Many central challenges of vocal technique revolve around how to maintain this sense of line through exigencies presented by actual pieces of music: articulating a text intelligibly without chopping up the flow, for instance, or managing the passage between registers. I have been surprised how often ways of using the voice I learned from the bel canto tradition prove themselves useful for helping people overcome vocal difficulties in all kinds of other contexts.

(Of course, it could be the old chestnut of having a hammer making every problem look like a nail. Except that my default mode is to start with that individual and where they are rather than with a particular vocal tradition - hence the surprise. Still, even if I am being culturally-blinkered on this, as hammers go, the bel canto tradition is a reasonably healthy and humane one.)

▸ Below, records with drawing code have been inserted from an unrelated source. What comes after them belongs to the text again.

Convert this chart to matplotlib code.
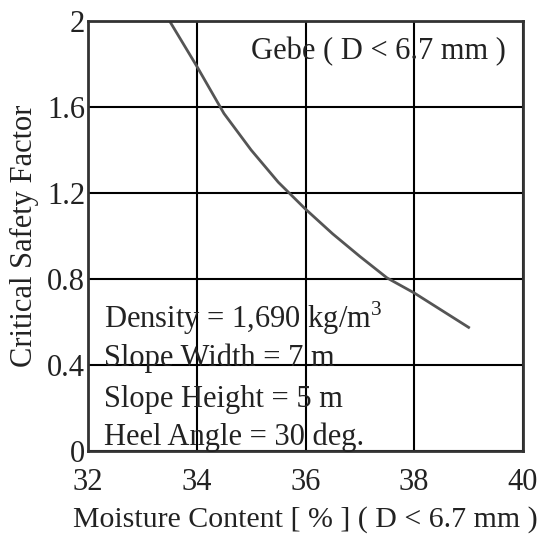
import matplotlib.pyplot as plt
import numpy as np

# moisture content [%] vs critical safety factor
moisture = [33.5, 34.0, 34.5, 35.0, 35.5, 36.0, 36.5, 37.0, 37.5, 38.0, 38.5, 39.0]
safety = [2.0, 1.79, 1.57, 1.40, 1.25, 1.125, 1.01, 0.905, 0.805, 0.735, 0.655, 0.575]

xticks = [32, 34, 36, 38, 40]
yticks = [0, 0.4, 0.8, 1.2, 1.6, 2]
ytick_labels = ['0', '0.4', '0.8', '1.2', '1.6', '2']

notes = ['Density = 1,690 kg/m$^3$', 'Slope Width = 7 m', 'Slope Height = 5 m', 'Heel Angle = 30 deg.']
note_y = [0.57, 0.395, 0.205, 0.03]

plt.rcParams['font.family'] = ['Liberation Serif', 'DejaVu Serif']
plt.rcParams['mathtext.fontset'] = 'custom'
plt.rcParams['mathtext.rm'] = 'Liberation Serif'

fig = plt.figure(figsize=(5.41, 5.35), dpi=100)
ax = fig.add_axes([88 / 541, 1 - 451 / 535, 435 / 541, 430 / 535])

ax.plot(moisture, safety, color='#555555', linewidth=2)

ax.set_xlim(32, 40)
ax.set_ylim(0, 2)
ax.set_xticks(xticks)
ax.set_yticks(yticks)
ax.set_yticklabels(ytick_labels)
ax.grid(True, color='black', linewidth=1.5)
ax.tick_params(length=0, labelsize=22, colors='#222222')
ax.tick_params(axis='y', pad=2)
ax.tick_params(axis='x', pad=12)
for s in ax.spines.values():
    s.set_linewidth(2)
    s.set_color('#333333')

ax.set_xlabel('Moisture Content [ % ] ( D < 6.7 mm )', fontsize=21.5, color='#222222', labelpad=7)
ax.set_ylabel('Critical Safety Factor', fontsize=22, color='#222222', labelpad=6)

ax.text(35.0, 1.82, 'Gebe ( D < 6.7 mm )', fontsize=22, color='#222222')
for t, y in zip(notes, note_y):
    ax.text(32.3, y, t, fontsize=22, color='#222222')

plt.savefig('out.png', dpi=100)
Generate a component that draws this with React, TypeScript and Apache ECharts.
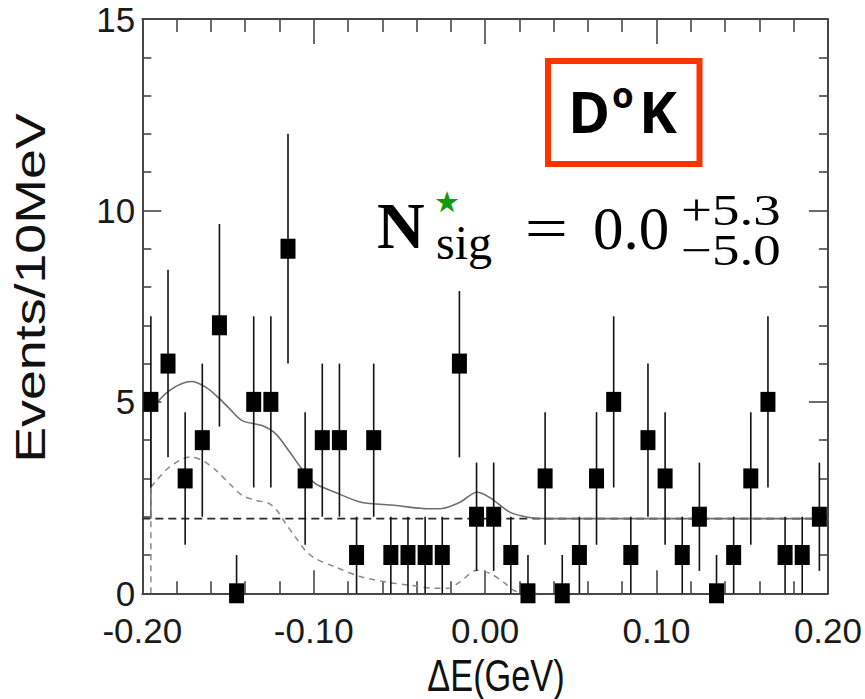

But then as you start to work through the basic technical controls of the voice with people, when they are starting to be able to engage their support and place their resonance more or less at will, something interesting happens. Once the voice starts to get joined up, you start to hear to what extent the singer’s musical thinking is joined up too. You can hear if the singer is taking the music a note at a time in their heads, or whether they are grasping it in longer-range units: motifs, phrases, melodies.

I wrote some years ago about the metaphor of music as being like light in having a dual nature: particle or wave. (There was some Lydia Goehr floating at the back of my mind when writing this, for those who enjoy their musical philosophy hard-core.) This comes to mind as I’m working with people who are thinking musically as a series of discrete notes which I am trying to get them to join up. It’s not just a matter of making the sound continuous, it is a matter of hearing the notes as a bigger whole. It’s not just messing with their voices, it’s messing with their heads.

These thoughts on legato are also resonating with Schelling’s ideas of the real and the ideal, which I have previously applied to aspects of arranging. This is in many ways a version of the classic Western dichotomy between mind and body, concrete and abstract, perceptible and imaginable (in music education: practical and academic). Mark Johnson’s wonderful critique of this mind/body dichotomy contends that our capability of abstract thought is an illusion, that it emerges from and relies on the physical experience of living in the world.

Musicians know this too. Every day, through activities like working on legato, we find that the dichotomy keeps undoing itself. Every time you try claim that legato is a quality of the ‘music itself’ you run head first into all the physical actions you need to undertake in order to execute that. Every time you try to claim that legato is an attribute of technical skill, you find it is impossible to achieve through physical action alone, and that you need to think it as well.

This is not necessarily to say that the question in my title is pointless. Legato may be both a musical and a vocal quality, but it is often still valuable to focus on one dimension or the other, depending on what needs working on. The question is tactical, though, rather than ontological.